Раз в воскресенье отправился я из училища, желая навестить бывшего моего наставника К. Ф. Костомарова. Я пришел утром, в то время, когда его питомцы (их был новый комплект, и по-прежнему человек пять) не занимались. Меня тотчас же все радостно обступили; я был для них предметом живейшего любопытства, мог сообщить о житье-бытье училища, в которое они должны были вступить будущею весной.
В числе этих молодых людей находился юноша лет семнадцати, среднего роста, плотного сложения, белокурый, с лицом, отличавшимся болезненною бледностью. Юноша этот был Федор Михайлович Достоевский. Он приехал из Москвы вместе с старшим братом, Михаилом Михайловичем. Последний не держал экзамена в Инженерное училище, определился в кондукторскую саперную роту, был произведен в офицеры и отправлен на службу в Ревель. По возвращении оттуда, спустя уже несколько лет, Михаил Михайлович вышел в отставку, открыл папиросную фабрику, занимался одновременно переводами сочинений Гете, написал комедию "Старшая и меньшая" и после возвращения из ссылки Федора Михайловича сделался редактором журнала "Эпоха".
Сближение мое с Ф. М. Достоевским началось едва ли не с первого дня его поступления в училище.
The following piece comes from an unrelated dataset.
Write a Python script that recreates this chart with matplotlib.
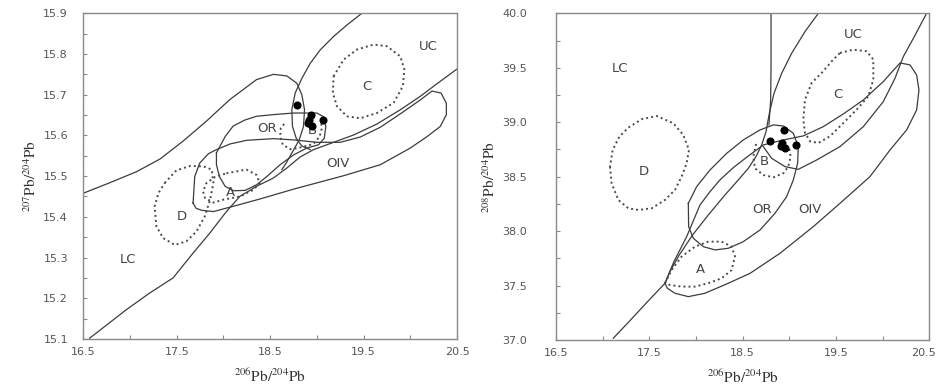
import matplotlib
matplotlib.use("Agg")
import matplotlib.pyplot as plt
from matplotlib.ticker import MultipleLocator, FormatStrFormatter
from matplotlib.transforms import ScaledTranslation

plt.rcParams['mathtext.fontset'] = 'stix'

# ---------------- sample data ----------------
pb206 = [18.79, 18.94, 18.92, 18.95, 18.91, 19.07]
pb207 = [15.674, 15.650, 15.637, 15.624, 15.630, 15.637]
pb208 = [38.83, 38.93, 38.81, 38.76, 38.78, 38.79]

# ---------------- left panel (207 vs 206) field outlines ----------------
L_lc_upper_x = [16.500, 16.786, 17.071, 17.321, 17.568, 17.818, 18.068, 18.354, 18.536, 18.679,
                18.786, 18.839, 18.868, 18.857, 18.811, 18.743, 18.671, 18.625]
L_lc_upper_y = [15.458, 15.484, 15.511, 15.542, 15.586, 15.635, 15.688, 15.737, 15.750, 15.746,
                15.728, 15.700, 15.663, 15.622, 15.589, 15.561, 15.532, 15.516]
L_lower_x = [16.568, 16.961, 17.211, 17.461, 17.675, 17.854, 18.032, 18.175, 18.354, 18.532,
             18.679, 18.821, 18.964, 19.179, 19.393, 19.643, 19.893, 20.107, 20.286, 20.500]
L_lower_y = [15.102, 15.172, 15.213, 15.250, 15.311, 15.360, 15.413, 15.450, 15.475, 15.495,
             15.520, 15.547, 15.565, 15.583, 15.601, 15.628, 15.663, 15.696, 15.727, 15.763]
L_uc_x = [19.482, 19.321, 19.179, 19.036, 18.929, 18.839, 18.768, 18.732, 18.739, 18.779, 18.839, 18.929]
L_uc_y = [15.900, 15.871, 15.843, 15.810, 15.777, 15.740, 15.704, 15.663, 15.622, 15.593, 15.574, 15.565]
L_or_x = [17.925, 18.018, 18.104, 18.232, 18.354, 18.532, 18.750, 19.000, 19.071, 19.096, 19.079,
          19.018, 18.893, 18.750, 18.607, 18.464, 18.357, 18.232, 18.107, 18.018, 17.957, 17.925, 17.925]
L_or_y = [15.557, 15.597, 15.623, 15.638, 15.647, 15.651, 15.655, 15.655, 15.646, 15.622, 15.593,
          15.577, 15.569, 15.552, 15.528, 15.499, 15.479, 15.465, 15.464, 15.475, 15.499, 15.528, 15.557]
L_oiv_x = [17.675, 17.693, 17.746, 17.839, 17.925, 18.071, 18.250, 18.536, 18.750, 19.000, 19.250,
           19.464, 19.679, 19.893, 20.107, 20.232, 20.329, 20.386, 20.386, 20.321, 20.179, 20.000,
           19.679, 19.286, 18.750, 18.393, 18.107, 17.893, 17.768, 17.707, 17.675]
L_oiv_y = [15.434, 15.499, 15.532, 15.555, 15.565, 15.579, 15.588, 15.592, 15.589, 15.583, 15.583,
           15.596, 15.620, 15.653, 15.687, 15.709, 15.704, 15.679, 15.651, 15.622, 15.597, 15.569,
           15.528, 15.501, 15.468, 15.444, 15.426, 15.413, 15.416, 15.421, 15.434]
# dotted fields
L_a_x = [18.032, 18.246, 18.354, 18.389, 18.318, 18.175, 17.996, 17.893, 17.804, 17.782, 17.818, 17.911, 18.032]
L_a_y = [15.507, 15.516, 15.503, 15.483, 15.466, 15.450, 15.442, 15.435, 15.446, 15.462, 15.483, 15.498, 15.507]
L_b_x = [18.650, 18.614, 18.607, 18.636, 18.714, 18.839, 18.964, 19.029, 19.054, 19.043]
L_b_y = [15.628, 15.618, 15.597, 15.577, 15.566, 15.571, 15.579, 15.597, 15.618, 15.634]
L_c_x = [19.179, 19.286, 19.429, 19.607, 19.750, 19.893, 19.936, 19.921, 19.821, 19.643, 19.464,
         19.321, 19.214, 19.171, 19.179]
L_c_y = [15.745, 15.786, 15.811, 15.823, 15.819, 15.794, 15.762, 15.721, 15.680, 15.655, 15.642,
         15.647, 15.672, 15.705, 15.745]
L_d_x = [17.371, 17.496, 17.643, 17.786, 17.875, 17.893, 17.857, 17.800, 17.711, 17.604, 17.479,
         17.354, 17.282, 17.264, 17.304, 17.371]
L_d_y = [15.483, 15.514, 15.525, 15.524, 15.516, 15.483, 15.442, 15.401, 15.364, 15.340, 15.331,
         15.348, 15.377, 15.426, 15.458, 15.483]
L_labels = ['UC', 'C', 'OR', 'OIV', 'A', 'D', 'LC', 'B']
L_label_x = [20.196, 19.536, 18.464, 19.221, 18.071, 17.554, 16.982, 18.946]
L_label_y = [15.818, 15.720, 15.618, 15.530, 15.460, 15.401, 15.296, 15.612]

# ---------------- right panel (208 vs 206) field outlines ----------------
R_orogen_x = [17.114, 17.293, 17.471, 17.668, 17.721, 17.821, 17.964, 18.132, 18.311, 18.454, 18.561,
              18.643, 18.704, 18.750, 18.786, 18.836, 18.918, 19.025, 19.168, 19.311]
R_orogen_y = [37.016, 37.178, 37.343, 37.521, 37.628, 37.781, 37.965, 38.148, 38.332, 38.470, 38.577,
              38.684, 38.791, 38.913, 39.082, 39.265, 39.449, 39.633, 39.832, 40.000]
R_vert_x = [18.804, 18.804, 18.800, 18.782]
R_vert_y = [40.000, 39.510, 39.204, 38.975]
R_uc_x = [18.721, 18.811, 18.954, 19.096, 19.293, 19.543, 19.793, 20.007, 20.132, 20.221, 20.329, 20.471]
R_uc_y = [38.776, 38.668, 38.592, 38.567, 38.653, 38.776, 38.959, 39.189, 39.403, 39.602, 39.770, 40.000]
R_or_x = [17.918, 18.007, 18.150, 18.329, 18.507, 18.686, 18.829, 18.936, 19.043, 19.096, 19.089, 19.043,
          18.971, 18.846, 18.686, 18.507, 18.346, 18.204, 18.079, 17.971, 17.921, 17.918]
R_or_y = [38.255, 38.408, 38.561, 38.714, 38.837, 38.929, 38.975, 38.965, 38.898, 38.776, 38.623, 38.470,
          38.316, 38.163, 38.010, 37.903, 37.842, 37.827, 37.857, 37.934, 38.041, 38.255]
R_oiv_x = [17.668, 17.764, 17.900, 18.043, 18.150, 18.257, 18.400, 18.543, 18.721, 18.936, 19.150, 19.364,
           19.579, 19.793, 20.007, 20.186, 20.293, 20.364, 20.389, 20.364, 20.257, 20.079, 19.864, 19.543,
           19.257, 18.900, 18.579, 18.346, 18.096, 17.918, 17.775, 17.693, 17.668]
R_oiv_y = [37.521, 37.720, 37.949, 38.240, 38.362, 38.470, 38.583, 38.678, 38.791, 38.837, 38.874, 38.959,
           39.076, 39.204, 39.373, 39.544, 39.526, 39.434, 39.296, 39.112, 38.929, 38.745, 38.500, 38.255,
           38.041, 37.796, 37.612, 37.521, 37.429, 37.398, 37.429, 37.475, 37.521]
R_a_x = [17.668, 17.739, 17.846, 17.989, 18.132, 18.275, 18.382, 18.418, 18.382, 18.275, 18.132, 17.989,
         17.846, 17.721, 17.668]
R_a_y = [37.521, 37.643, 37.766, 37.857, 37.903, 37.903, 37.857, 37.766, 37.643, 37.567, 37.521, 37.490,
         37.490, 37.505, 37.521]
R_b_x = [18.643, 18.614, 18.632, 18.721, 18.829, 18.936, 18.989, 19.014, 19.000]
R_b_y = [38.800, 38.684, 38.577, 38.515, 38.494, 38.531, 38.592, 38.684, 38.760]
R_c_x = [19.543, 19.686, 19.829, 19.900, 19.900, 19.846, 19.721, 19.579, 19.436, 19.311, 19.221, 19.168,
         19.150, 19.168, 19.239, 19.346, 19.471, 19.543]
R_c_y = [39.636, 39.666, 39.651, 39.575, 39.391, 39.238, 39.115, 38.993, 38.871, 38.809, 38.825, 38.901,
         39.024, 39.207, 39.360, 39.452, 39.575, 39.636]
R_d_x = [17.079, 17.096, 17.168, 17.275, 17.382, 17.525, 17.668, 17.775, 17.846, 17.900, 17.925, 17.864,
         17.757, 17.579, 17.418, 17.275, 17.179, 17.107, 17.079]
R_d_y = [38.592, 38.439, 38.286, 38.209, 38.194, 38.209, 38.286, 38.378, 38.500, 38.623, 38.745, 38.883,
         38.990, 39.057, 39.027, 38.950, 38.867, 38.745, 38.592]
R_labels = ['LC', 'UC', 'C', 'D', 'B', 'OR', 'OIV', 'A']
R_label_x = [17.186, 19.686, 19.525, 17.436, 18.729, 18.704, 19.221, 18.043]
R_label_y = [39.495, 39.801, 39.250, 38.546, 38.638, 38.194, 38.194, 37.643]

xticks_major = [16.5, 17.5, 18.5, 19.5, 20.5]

# ---------------- drawing ----------------
LINE_C = '#3c3c3c'
DOT_C = '#4a4a4a'
SPINE_C = '#8a8a8a'
TICK_C = '#555555'
LABEL_FS = 9.5

fig = plt.figure(figsize=(9.39, 3.92), dpi=100)
axL = fig.add_axes([0.0887, 0.1352, 0.398, 0.831])
axR = fig.add_axes([0.5921, 0.1327, 0.3976, 0.8334])


def solid(ax, x, y):
    ax.plot(x, y, color=LINE_C, lw=0.9, solid_joinstyle='round', zorder=2)


def dotted(ax, x, y):
    ax.plot(x, y, color=DOT_C, lw=1.4, ls=(0, (1, 1.6)), zorder=2)


# left
for xs, ys in [(L_lc_upper_x, L_lc_upper_y), (L_lower_x, L_lower_y), (L_uc_x, L_uc_y),
               (L_or_x, L_or_y), (L_oiv_x, L_oiv_y)]:
    solid(axL, xs, ys)
for xs, ys in [(L_a_x, L_a_y), (L_b_x, L_b_y), (L_c_x, L_c_y), (L_d_x, L_d_y)]:
    dotted(axL, xs, ys)
for t, x, y in zip(L_labels, L_label_x, L_label_y):
    axL.text(x, y, t, ha='center', va='center', fontsize=LABEL_FS, color='#444444', zorder=3)
axL.scatter(pb206, pb207, s=34, color='black', zorder=5, linewidths=0)

# right
for xs, ys in [(R_orogen_x, R_orogen_y), (R_vert_x, R_vert_y), (R_uc_x, R_uc_y),
               (R_or_x, R_or_y), (R_oiv_x, R_oiv_y)]:
    solid(axR, xs, ys)
for xs, ys in [(R_a_x, R_a_y), (R_b_x, R_b_y), (R_c_x, R_c_y), (R_d_x, R_d_y)]:
    dotted(axR, xs, ys)
for t, x, y in zip(R_labels, R_label_x, R_label_y):
    axR.text(x, y, t, ha='center', va='center', fontsize=LABEL_FS, color='#444444', zorder=3)
axR.scatter(pb206, pb208, s=34, color='black', zorder=5, linewidths=0)

# axes styling
for ax, ylim, ymaj, ymin, ypad in [(axL, (15.1, 15.9), 0.1, 0.05, 11),
                                   (axR, (37.0, 40.0), 0.5, 0.25, 21)]:
    ax.set_xlim(16.5, 20.5)
    ax.set_ylim(*ylim)
    ax.set_xticks(xticks_major)
    ax.xaxis.set_minor_locator(MultipleLocator(0.5))
    ax.yaxis.set_major_locator(MultipleLocator(ymaj))
    ax.yaxis.set_minor_locator(MultipleLocator(ymin))
    ax.xaxis.set_major_formatter(FormatStrFormatter('%.1f'))
    ax.yaxis.set_major_formatter(FormatStrFormatter('%.1f'))
    ax.tick_params(which='both', direction='in', length=3, width=0.8, color=SPINE_C,
                   top=False, right=False)
    ax.tick_params(axis='x', which='major', labelsize=8, labelcolor=TICK_C, pad=6)
    ax.tick_params(axis='y', which='major', labelsize=8, labelcolor=TICK_C, pad=ypad)
    for sp in ax.spines.values():
        sp.set_color(SPINE_C)
        sp.set_linewidth(1.0)
    ax.set_xlabel(r'$^{206}\mathrm{Pb}/^{204}\mathrm{Pb}$', fontsize=11, color='#333333', labelpad=7)

axL.set_ylabel(r'$^{207}\mathrm{Pb}/^{204}\mathrm{Pb}$', fontsize=11, color='#333333', labelpad=3)
axR.set_ylabel(r'$^{208}\mathrm{Pb}/^{204}\mathrm{Pb}$', fontsize=11, color='#333333', labelpad=3)

# keep the last x tick label of the right panel inside the figure
last = axR.xaxis.get_majorticklabels()[-1]
last.set_transform(last.get_transform() + ScaledTranslation(-4 / 72, 0, fig.dpi_scale_trans))

fig.savefig('out.png', dpi=100)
С тех пор прошло более полустолетия, но хорошо помню, что изо всех товарищей юности я никого так скоро не полюбил и ни к кому так не привязывался, как к Достоевскому. Казалось, он сначала отвечал мне тем же, несмотря на врожденную сдержанность характера и отсутствие юношеской экспансивности - откровенности. Ему радостно было встретить во мне знакомого в кругу чужих лиц, не упускавших случая грубо, дерзко придираться к новичку. Федор Михайлович уже тогда выказывал черты необщительности, сторонился, не принимал участия в играх, сидел, углубившись в книгу, и искал уединенного места; вскоре нашлось такое место и надолго стало его любимым: глубокий угол четвертой камеры с окном, смотревшим на Фонтанку; в рекреационное время его всегда можно было там найти, и всегда с книгой.
С неумеренною пылкостью моего темперамента и вместе с тем крайнею мягкостью и податливостью характера, я не ограничился привязанностью к Достоевскому, но совершенно подчинился его влиянию. Оно, надо сказать, было для меня в то время в высшей степени благотворно. Достоевский во всех отношениях был выше меня по развитости; его начитанность изумляла меня. То, что сообщал он о сочинениях писателей, имя которых я никогда не слыхал, было для меня откровением. До него я и большинство остальных наших товарищей читали специальные учебники и лекции, и не только потому, что посторонние книги запрещалось носить в училище, но и вследствие общего равнодушия к литературе.